Through 2014, the market will see higher demand for residential units than for commercial units, as early adopters of private electric vehicles are more likely to own their own homes and because the commercial charging market will not begin to pick up dramatically until the total number of private electric vehicles on the road becomes large enough to make the setting up of commercial charging networks more attractive, the report says.
Furthermore, as the private electric vehicle market grows, it will reach more people living in multi-family dwellings, which in turn will lead to greater growth in the sales of commercial charging equipment for private use, the report says.
Despite growth, the commercial market is still largely reliant on government subsidies, the report says.
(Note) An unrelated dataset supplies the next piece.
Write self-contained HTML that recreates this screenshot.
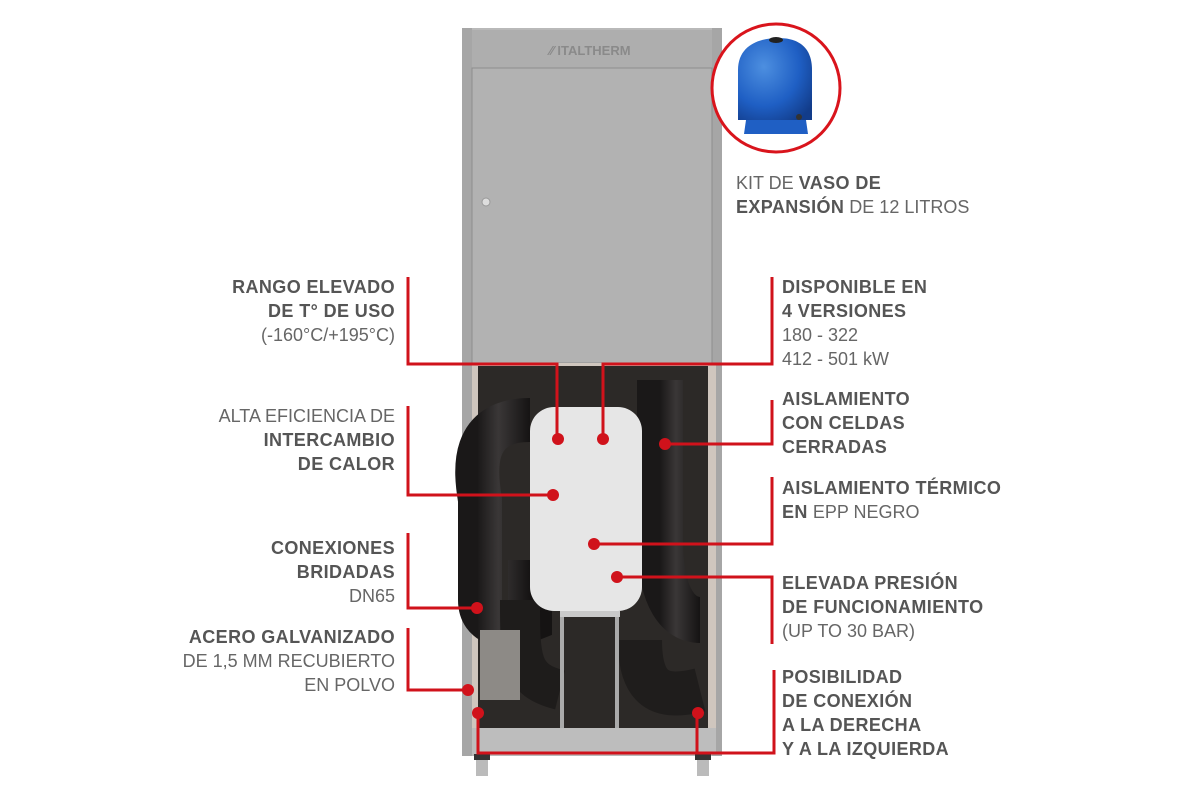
<!DOCTYPE html>
<html><head><meta charset="utf-8"><style>
body{margin:0;width:1200px;height:797px;background:#fff;position:relative;overflow:hidden;font-family:"Liberation Sans",Arial,sans-serif;color:#555;}
.t{position:absolute;font-size:18px;line-height:24px;white-space:nowrap;}
.l{text-align:right;right:805px;}
.r{left:782px;}
b{font-weight:bold;letter-spacing:0.4px;}
.lt{font-weight:normal;color:#666;}
</style></head><body>
<svg width="1200" height="797" style="position:absolute;left:0;top:0">
<defs>
<linearGradient id="pipe" x1="0" x2="1"><stop offset="0" stop-color="#1a1818"/><stop offset=".4" stop-color="#3a3737"/><stop offset="1" stop-color="#151313"/></linearGradient>
<radialGradient id="tank" cx=".35" cy=".35" r=".8"><stop offset="0" stop-color="#4d8fe0"/><stop offset=".6" stop-color="#1f5fc4"/><stop offset="1" stop-color="#123c8a"/></radialGradient>
</defs>
<rect x="462" y="28" width="260" height="728" fill="#b9b9b9"/>
<rect x="462" y="28" width="10" height="728" fill="#a6a6a6"/>
<rect x="712" y="28" width="10" height="728" fill="#a6a6a6"/>
<rect x="472" y="30" width="240" height="38" fill="#aeaeae"/>
<text x="590" y="55" font-size="13" font-weight="bold" fill="#8a8a8a" text-anchor="middle" font-family="Liberation Sans">⁄⁄ ITALTHERM</text>
<rect x="472" y="68" width="240" height="295" fill="#b2b2b2" stroke="#8d8d8d" stroke-width="1"/>
<circle cx="486" cy="202" r="4" fill="#ddd" stroke="#999"/>
<rect x="472" y="363" width="244" height="368" fill="#cfc6be"/>
<rect x="478" y="366" width="230" height="362" fill="#2c2927"/>
<path d="M530 420 C470 420 475 470 480 500 L480 600 C480 625 505 630 530 620 L530 560" fill="none" stroke="url(#pipe)" stroke-width="44"/>
<path d="M520 600 C520 660 520 680 560 690" fill="none" stroke="#1e1c1b" stroke-width="40"/>
<path d="M660 380 L660 540 C660 600 680 620 700 620" fill="none" stroke="url(#pipe)" stroke-width="46"/>
<path d="M640 640 C640 690 660 700 700 690" fill="none" stroke="#1f1d1c" stroke-width="44"/>
<rect x="480" y="630" width="40" height="70" fill="#8d8a86"/>
<rect x="530" y="407" width="112" height="204" rx="24" fill="#e6e6e6"/>
<path d="M562 611 L562 728 M617 611 L617 728" stroke="#aaa" stroke-width="4"/>
<rect x="560" y="611" width="60" height="6" fill="#c9c9c9"/>
<rect x="472" y="728" width="244" height="26" fill="#bdbdbd"/>
<rect x="476" y="754" width="12" height="22" fill="#bbb"/>
<rect x="697" y="754" width="12" height="22" fill="#bbb"/>
<rect x="474" y="754" width="16" height="6" fill="#333"/>
<rect x="695" y="754" width="16" height="6" fill="#333"/>
<circle cx="776" cy="88" r="64" fill="#fff" stroke="#d9141c" stroke-width="3"/>
<path d="M738 70 C738 45 760 38 778 38 C796 38 812 45 812 70 L812 120 L738 120 Z" fill="url(#tank)"/>
<ellipse cx="776" cy="40" rx="7" ry="3" fill="#222"/>
<path d="M746 120 L806 120 L808 134 L744 134 Z" fill="#1f5fc4"/>
<circle cx="799" cy="117" r="3" fill="#333"/>
<g fill="none" stroke="#d0121b" stroke-width="3">
<polyline points="408,277 408,364 557,364 557,439"/>
<polyline points="603,439 603,364 772,364 772,277"/>
<polyline points="408,406 408,495 553,495"/>
<polyline points="665,444 772,444 772,400"/>
<polyline points="594,544 772,544 772,477"/>
<polyline points="617,577 772,577 772,644"/>
<polyline points="408,533 408,608 477,608"/>
<polyline points="408,628 408,690 468,690"/>
<polyline points="478,713 478,753 697,753 697,713"/>
<polyline points="697,753 774,753 774,670"/>
</g>
<g fill="#d0121b">
<circle cx="558" cy="439" r="6"/><circle cx="603" cy="439" r="6"/>
<circle cx="553" cy="495" r="6"/><circle cx="665" cy="444" r="6"/>
<circle cx="594" cy="544" r="6"/><circle cx="617" cy="577" r="6"/>
<circle cx="477" cy="608" r="6"/><circle cx="468" cy="690" r="6"/>
<circle cx="478" cy="713" r="6"/><circle cx="698" cy="713" r="6"/>
</g>
</svg>
<div class="t" style="left:736px;top:171px;"><span class="lt">KIT DE </span><b>VASO DE</b><br><b>EXPANSIÓN</b><span class="lt"> DE 12 LITROS</span></div>
<div class="t l" style="top:275px;"><b>RANGO ELEVADO</b><br><b>DE T° DE USO</b><br><span class="lt">(-160°C/+195°C)</span></div>
<div class="t l" style="top:404px;"><span class="lt">ALTA EFICIENCIA DE</span><br><b>INTERCAMBIO</b><br><b>DE CALOR</b></div>
<div class="t l" style="top:536px;"><b>CONEXIONES</b><br><b>BRIDADAS</b><br><span class="lt">DN65</span></div>
<div class="t l" style="top:625px;"><b>ACERO GALVANIZADO</b><br><span class="lt">DE 1,5 MM RECUBIERTO</span><br><span class="lt">EN POLVO</span></div>
<div class="t r" style="top:275px;"><b>DISPONIBLE EN</b><br><b>4 VERSIONES</b><br><span class="lt">180 - 322</span><br><span class="lt">412 - 501 kW</span></div>
<div class="t r" style="top:387px;"><b>AISLAMIENTO</b><br><b>CON CELDAS</b><br><b>CERRADAS</b></div>
<div class="t r" style="top:476px;"><b>AISLAMIENTO TÉRMICO</b><br><b>EN</b><span class="lt"> EPP NEGRO</span></div>
<div class="t r" style="top:571px;"><b>ELEVADA PRESIÓN</b><br><b>DE FUNCIONAMIENTO</b><br><span class="lt">(UP TO 30 BAR)</span></div>
<div class="t r" style="top:665px;"><b>POSIBILIDAD</b><br><b>DE CONEXIÓN</b><br><b>A LA DERECHA</b><br><b>Y A LA IZQUIERDA</b></div>
</body></html>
In 2013, Navigant Research expects commercial charging unit sales to reach around 171,600 units globally, with the largest markets being Japan, the US and China. The commercial vehicle charging equipment market is expected to grow to just over 2.9 million by 2022, a CAGR of 36.7 percent. While the total sales forecasts are higher than had been projected previously, the pace of growth is slightly slower, Navigant says.
Commercial and industrial electric vehicle sales will top $30 billion this year, compared with $28 billion for consumer electric vehicles, but by 2023 that gap will widen to $154 billion for commercial EVs and $119 billion for electric and hybrid cars, according to a September report from IDTechEx.
The technology and market research firm’s forecast for the industrial and commercial EV market says that the hybrid and pure electric cars market may not see a profit at all in the next 10 years, with the exception of Toyota’s hybrid models. The main reason is that electric cars depend heavily on government support that could change at any time, unlike commercial and industrial vehicles, which are independent.